Aim: Return the material word for word. Do not include pictures.

Information supplied:
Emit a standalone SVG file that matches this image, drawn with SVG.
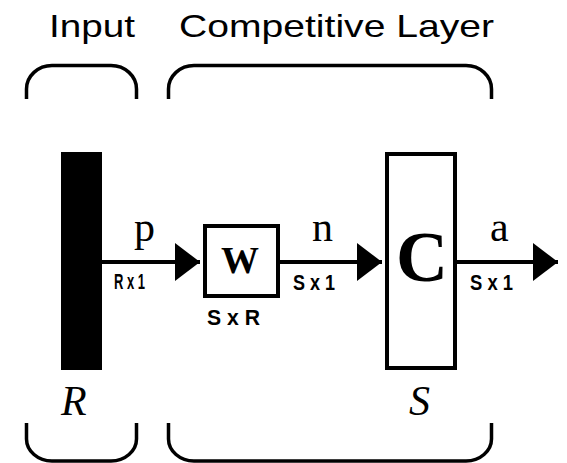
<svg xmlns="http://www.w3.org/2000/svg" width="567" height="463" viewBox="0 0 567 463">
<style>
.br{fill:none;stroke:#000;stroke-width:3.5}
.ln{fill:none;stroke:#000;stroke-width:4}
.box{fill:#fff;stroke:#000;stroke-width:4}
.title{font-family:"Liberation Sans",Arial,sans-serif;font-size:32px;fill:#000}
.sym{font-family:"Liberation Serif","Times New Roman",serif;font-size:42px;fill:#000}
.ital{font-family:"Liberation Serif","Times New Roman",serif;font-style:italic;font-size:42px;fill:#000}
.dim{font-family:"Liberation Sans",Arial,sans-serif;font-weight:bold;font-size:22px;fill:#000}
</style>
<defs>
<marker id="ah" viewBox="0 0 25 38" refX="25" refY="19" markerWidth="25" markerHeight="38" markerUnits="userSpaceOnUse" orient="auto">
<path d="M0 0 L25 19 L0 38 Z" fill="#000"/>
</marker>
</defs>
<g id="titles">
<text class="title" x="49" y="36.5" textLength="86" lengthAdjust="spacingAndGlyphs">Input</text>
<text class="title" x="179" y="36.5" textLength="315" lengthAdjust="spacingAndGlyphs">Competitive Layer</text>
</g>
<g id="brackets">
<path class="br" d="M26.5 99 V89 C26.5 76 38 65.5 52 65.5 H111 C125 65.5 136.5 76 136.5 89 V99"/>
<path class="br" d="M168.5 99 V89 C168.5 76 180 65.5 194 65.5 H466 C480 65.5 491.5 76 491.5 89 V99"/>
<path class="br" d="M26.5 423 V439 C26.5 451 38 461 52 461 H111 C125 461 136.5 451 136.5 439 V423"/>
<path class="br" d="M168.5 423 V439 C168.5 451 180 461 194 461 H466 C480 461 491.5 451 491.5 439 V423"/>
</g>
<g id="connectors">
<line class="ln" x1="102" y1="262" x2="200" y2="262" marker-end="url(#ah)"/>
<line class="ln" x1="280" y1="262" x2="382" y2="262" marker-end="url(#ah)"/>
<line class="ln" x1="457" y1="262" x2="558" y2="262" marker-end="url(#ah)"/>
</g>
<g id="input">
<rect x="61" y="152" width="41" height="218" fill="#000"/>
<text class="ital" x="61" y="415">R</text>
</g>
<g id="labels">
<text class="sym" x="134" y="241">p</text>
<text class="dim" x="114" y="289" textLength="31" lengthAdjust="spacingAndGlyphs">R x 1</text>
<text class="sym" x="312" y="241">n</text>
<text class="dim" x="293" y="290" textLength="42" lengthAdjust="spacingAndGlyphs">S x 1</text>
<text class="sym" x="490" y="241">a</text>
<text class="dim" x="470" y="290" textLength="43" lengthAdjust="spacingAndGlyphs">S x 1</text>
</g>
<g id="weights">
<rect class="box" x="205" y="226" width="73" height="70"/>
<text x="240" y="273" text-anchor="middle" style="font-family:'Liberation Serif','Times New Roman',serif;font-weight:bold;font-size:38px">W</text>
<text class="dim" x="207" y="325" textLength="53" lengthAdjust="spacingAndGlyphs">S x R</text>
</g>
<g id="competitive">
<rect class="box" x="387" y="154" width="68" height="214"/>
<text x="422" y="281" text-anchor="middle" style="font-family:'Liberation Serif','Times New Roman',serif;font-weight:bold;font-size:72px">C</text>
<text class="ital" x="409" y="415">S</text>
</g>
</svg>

Answer in full:
Emit a standalone SVG file that matches this image, drawn with SVG.
<svg xmlns="http://www.w3.org/2000/svg" width="567" height="463" viewBox="0 0 567 463">
<style>
.br{fill:none;stroke:#000;stroke-width:3.5}
.ln{fill:none;stroke:#000;stroke-width:4}
.box{fill:#fff;stroke:#000;stroke-width:4}
.title{font-family:"Liberation Sans",Arial,sans-serif;font-size:32px;fill:#000}
.sym{font-family:"Liberation Serif","Times New Roman",serif;font-size:42px;fill:#000}
.ital{font-family:"Liberation Serif","Times New Roman",serif;font-style:italic;font-size:42px;fill:#000}
.dim{font-family:"Liberation Sans",Arial,sans-serif;font-weight:bold;font-size:22px;fill:#000}
</style>
<defs>
<marker id="ah" viewBox="0 0 25 38" refX="25" refY="19" markerWidth="25" markerHeight="38" markerUnits="userSpaceOnUse" orient="auto">
<path d="M0 0 L25 19 L0 38 Z" fill="#000"/>
</marker>
</defs>
<g id="titles">
<text class="title" x="49" y="36.5" textLength="86" lengthAdjust="spacingAndGlyphs">Input</text>
<text class="title" x="179" y="36.5" textLength="315" lengthAdjust="spacingAndGlyphs">Competitive Layer</text>
</g>
<g id="brackets">
<path class="br" d="M26.5 99 V89 C26.5 76 38 65.5 52 65.5 H111 C125 65.5 136.5 76 136.5 89 V99"/>
<path class="br" d="M168.5 99 V89 C168.5 76 180 65.5 194 65.5 H466 C480 65.5 491.5 76 491.5 89 V99"/>
<path class="br" d="M26.5 423 V439 C26.5 451 38 461 52 461 H111 C125 461 136.5 451 136.5 439 V423"/>
<path class="br" d="M168.5 423 V439 C168.5 451 180 461 194 461 H466 C480 461 491.5 451 491.5 439 V423"/>
</g>
<g id="connectors">
<line class="ln" x1="102" y1="262" x2="200" y2="262" marker-end="url(#ah)"/>
<line class="ln" x1="280" y1="262" x2="382" y2="262" marker-end="url(#ah)"/>
<line class="ln" x1="457" y1="262" x2="558" y2="262" marker-end="url(#ah)"/>
</g>
<g id="input">
<rect x="61" y="152" width="41" height="218" fill="#000"/>
<text class="ital" x="61" y="415">R</text>
</g>
<g id="labels">
<text class="sym" x="134" y="241">p</text>
<text class="dim" x="114" y="289" textLength="31" lengthAdjust="spacingAndGlyphs">R x 1</text>
<text class="sym" x="312" y="241">n</text>
<text class="dim" x="293" y="290" textLength="42" lengthAdjust="spacingAndGlyphs">S x 1</text>
<text class="sym" x="490" y="241">a</text>
<text class="dim" x="470" y="290" textLength="43" lengthAdjust="spacingAndGlyphs">S x 1</text>
</g>
<g id="weights">
<rect class="box" x="205" y="226" width="73" height="70"/>
<text x="240" y="273" text-anchor="middle" style="font-family:'Liberation Serif','Times New Roman',serif;font-weight:bold;font-size:38px">W</text>
<text class="dim" x="207" y="325" textLength="53" lengthAdjust="spacingAndGlyphs">S x R</text>
</g>
<g id="competitive">
<rect class="box" x="387" y="154" width="68" height="214"/>
<text x="422" y="281" text-anchor="middle" style="font-family:'Liberation Serif','Times New Roman',serif;font-weight:bold;font-size:72px">C</text>
<text class="ital" x="409" y="415">S</text>
</g>
</svg>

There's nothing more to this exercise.